No. of Recommendations: 3
Tedthedog,
I really enjoyed Part I of your analysis and I really enjoyed following as you dug into this. I don't quite understand what you hoped to conclude though from your analysis in part II.
I didn't see any of the experiments you did as an invalidation of CAPE. In the FAPE I experiments, if I understood it correctly, you took the straight line best fit to the 10 year smoothed earnings used in CAPE. That straight line looks pretty close to the smoothed earnings, since smoothing earnings takes out a lot of the volatility to begin with. So no surprise, it works pretty well and behaves similarly to what CAPE would do in terms of correlating to future returns.

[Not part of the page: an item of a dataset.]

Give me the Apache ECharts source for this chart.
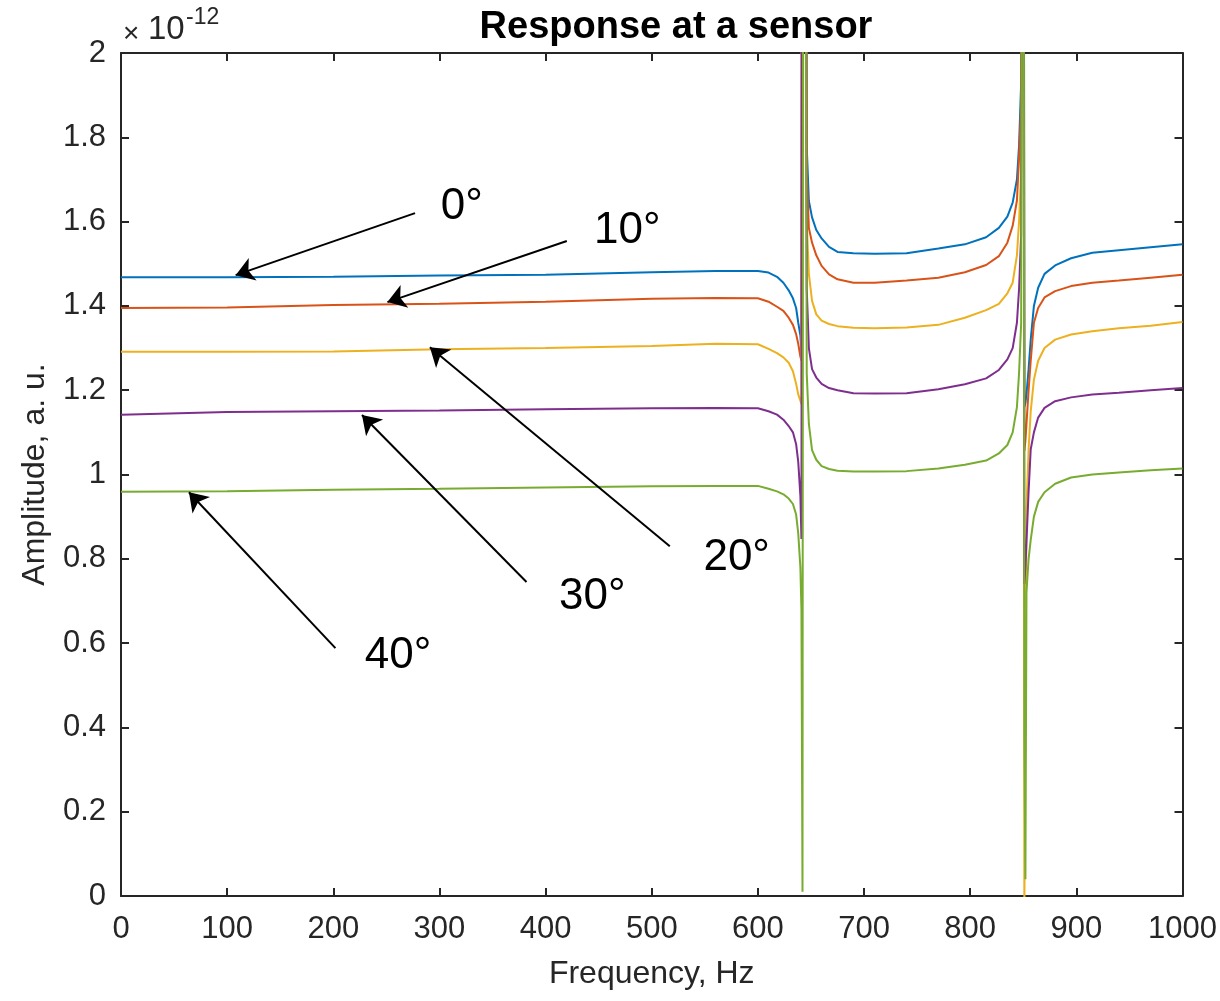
<!DOCTYPE html>
<html>
<head>
<meta charset="utf-8">
<script src="https://cdn.jsdelivr.net/npm/echarts@6/dist/echarts.min.js"></script>
<style>
  html, body { margin: 0; padding: 0; background: #fff; }
  #chart { width: 1220px; height: 1001px; }
</style>
</head>
<body>
<div id="chart"></div>
<script>
// frequency samples, Hz
const freq = [0, 100, 200, 300, 400, 500, 560, 600, 610, 618, 624, 629, 633, 636, 638, 640, 641,
  642, 643, 644,
  646, 648, 651, 655, 660, 667, 675, 690, 710, 740, 770, 795,
  815, 827, 835, 840, 844, 846, 848,
  850,
  851, 852, 853, 855, 857, 860, 864, 870, 880, 895, 915, 940, 970, 1000];

// amplitude, x 1e-12
const amp0 = [1.468, 1.468, 1.469, 1.472, 1.474, 1.480, 1.483, 1.483, 1.479, 1.469, 1.455, 1.437, 1.418, 1.395, 1.36, 1.33, 1.29,
  4, 4, 4,
  1.777, 1.649, 1.61, 1.58, 1.56, 1.54, 1.528, 1.525, 1.524, 1.525, 1.536, 1.546,
  1.563, 1.585, 1.612, 1.645, 1.70, 1.78, 1.93,
  4,
  1.16, 1.17, 1.19, 1.25, 1.32, 1.40, 1.443, 1.476, 1.496, 1.513, 1.526, 1.532, 1.539, 1.546];
const amp10 = [1.395, 1.396, 1.402, 1.405, 1.410, 1.417, 1.419, 1.418, 1.41, 1.398, 1.388, 1.372, 1.355, 1.333, 1.31, 1.28, 1.27,
  4, 4, 4,
  1.72, 1.585, 1.55, 1.52, 1.495, 1.475, 1.463, 1.455, 1.455, 1.46, 1.467, 1.48,
  1.497, 1.518, 1.55, 1.59, 1.65, 1.75, 1.88,
  4,
  1.056, 1.08, 1.12, 1.20, 1.27, 1.36, 1.395, 1.42, 1.435, 1.447, 1.455, 1.46, 1.467, 1.474];
const amp20 = [1.291, 1.291, 1.292, 1.297, 1.300, 1.305, 1.310, 1.309, 1.298, 1.288, 1.278, 1.265, 1.245, 1.215, 1.19, 1.175, 1.167,
  4, 4, 4,
  1.60, 1.476, 1.412, 1.38, 1.365, 1.357, 1.352, 1.348, 1.347, 1.349, 1.355, 1.372,
  1.39, 1.405, 1.43, 1.455, 1.52, 1.60, 1.72,
  4,
  -0.05, 0.5, 0.92, 1.06, 1.15, 1.225, 1.27, 1.30, 1.32, 1.332, 1.34, 1.347, 1.353, 1.362];
const amp30 = [1.142, 1.148, 1.150, 1.152, 1.155, 1.157, 1.158, 1.157, 1.150, 1.142, 1.13, 1.115, 1.10, 1.072, 1.03, 0.95, 0.847,
  4, 4, 4,
  1.44, 1.30, 1.25, 1.23, 1.215, 1.205, 1.20, 1.193, 1.192, 1.193, 1.202, 1.214,
  1.228, 1.248, 1.273, 1.30, 1.36, 1.44, 1.57,
  4,
  0.74, 0.78, 0.84, 0.96, 1.06, 1.10, 1.135, 1.158, 1.174, 1.183, 1.19, 1.194, 1.20, 1.205];
const amp40 = [0.959, 0.960, 0.964, 0.966, 0.969, 0.972, 0.973, 0.973, 0.966, 0.960, 0.953, 0.943, 0.93, 0.905, 0.86, 0.78, 0.68,
  0.01, 4, 4,
  1.24, 1.12, 1.058, 1.035, 1.02, 1.013, 1.009, 1.007, 1.007, 1.008, 1.014, 1.023,
  1.033, 1.05, 1.07, 1.10, 1.16, 1.24, 1.36,
  4,
  0.37, 0.04, 0.72, 0.80, 0.845, 0.90, 0.935, 0.958, 0.978, 0.993, 1.0, 1.005, 1.01, 1.014];

const angleLabels = ['0°', '10°', '20°', '30°', '40°'];
// annotations in data coords [Hz, amplitude]
const labelAt = [[321, 1.635], [477, 1.577], [580, 0.803], [444, 0.709], [261, 0.569]];
const arrowFrom = [[277, 1.620], [420, 1.554], [517, 0.830], [382, 0.745], [202, 0.588]];
const arrowTo = [[108, 1.473], [251, 1.409], [291, 1.302], [227, 1.141], [64, 0.958]];

const colors = ['#0072BD', '#D95319', '#EDB120', '#7E2F8E', '#77AC30'];
const font = 'Liberation Sans, Arial, Helvetica, sans-serif';
const axisColor = '#262626';

const chart = echarts.init(document.getElementById('chart'));

const pairs = arr => freq.map((f, i) => [f, arr[i]]);

const baseAxis = {
  type: 'value',
  axisLine: { show: true, onZero: false, lineStyle: { color: axisColor, width: 2 } },
  axisTick: { show: true, inside: true, length: 8, lineStyle: { color: axisColor, width: 2 } },
  splitLine: { show: false },
};

const series = [amp0, amp10, amp20, amp30, amp40].map((arr, i) => ({
  name: angleLabels[i],
  type: 'line',
  data: pairs(arr),
  showSymbol: false,
  symbol: 'none',
  lineStyle: { width: 2, color: colors[i] },
  itemStyle: { color: colors[i] },
  animation: false,
}));

series[4].markLine = {
  silent: true,
  animation: false,
  symbol: ['none', 'arrow'],
  symbolSize: 18,
  label: { show: false },
  lineStyle: { color: '#000', width: 2, type: 'solid' },
  data: arrowFrom.map((p, i) => [{ coord: p }, { coord: arrowTo[i] }]),
};
series[4].markPoint = {
  silent: true,
  animation: false,
  symbol: 'circle',
  symbolSize: 0,
  label: {
    show: true,
    position: 'inside',
    formatter: p => p.name,
    fontSize: 44,
    color: '#000',
    fontFamily: font,
  },
  data: labelAt.map((p, i) => ({ name: angleLabels[i], coord: p })),
};

const option = {
  backgroundColor: '#fff',
  animation: false,
  title: {
    text: 'Response at a sensor',
    left: 671,
    top: 4,
    textAlign: 'center',
    textStyle: { fontSize: 38, fontWeight: 'bold', color: '#000', fontFamily: font },
  },
  grid: { left: 121, right: 35, top: 53, bottom: 105 },
  xAxis: [
    {
      ...baseAxis,
      position: 'bottom',
      min: 0, max: 1000, interval: 100,
      axisLabel: { fontSize: 31, color: axisColor, fontFamily: font, margin: 18, formatter: v => String(v) },
      name: 'Frequency, Hz',
      nameLocation: 'middle',
      nameGap: 62,
      nameTextStyle: { fontSize: 32, color: axisColor, fontFamily: font },
    },
    {
      ...baseAxis,
      position: 'top',
      min: 0, max: 1000, interval: 100,
      axisLabel: { show: false },
    },
  ],
  yAxis: [
    {
      ...baseAxis,
      position: 'left',
      min: 0, max: 2, interval: 0.2,
      axisLabel: {
        fontSize: 31, color: axisColor, fontFamily: font, margin: 15,
        formatter: v => String(Math.round(v * 10) / 10),
      },
      name: 'Amplitude, a. u.',
      nameLocation: 'middle',
      nameGap: 70,
      nameTextStyle: { fontSize: 32, color: axisColor, fontFamily: font },
    },
    {
      ...baseAxis,
      position: 'right',
      min: 0, max: 2, interval: 0.2,
      axisLabel: { show: false },
    },
  ],
  graphic: [
    { type: 'text', left: 123, top: 20, style: { text: '×', fontSize: 28, fill: axisColor, fontFamily: font } },
    { type: 'text', left: 148, top: 13, style: { text: '10', fontSize: 33, fill: axisColor, fontFamily: font } },
    { type: 'text', left: 186, top: 6, style: { text: '-12', fontSize: 23, fill: axisColor, fontFamily: font } },
  ],
  series,
};

chart.setOption(option);
</script>
</body>
</html>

I wasn't sure what kind of explosion that implied about CAPE. Its what you would expect, no? Certainly doesn't seem contrary to what CAPE theory suggests. It maybe even supports it - e.g., using smoothed earnings help with longer term expected return?
For the FAPE 2 experiment, you used smoothed market prices as the denominator. Random in the short term but less random over time. Aggregate prices over time at least have some correlations to aggregate earnings, even if that doesn't work for individual stocks. So the stock prices over time, if smoothed, should also be correlated to CAPE earnings, but probably less so and with a different multiple. If I understand your analysis correctly, that is also what you found.
I get that multiple things that have smoothed linear trajectory that goes up over time could seem like they have the predictive power of CAPE ... as long as they look similar to CAPE. But how does that blow up CAPE, which has a theoretical grounding for the why?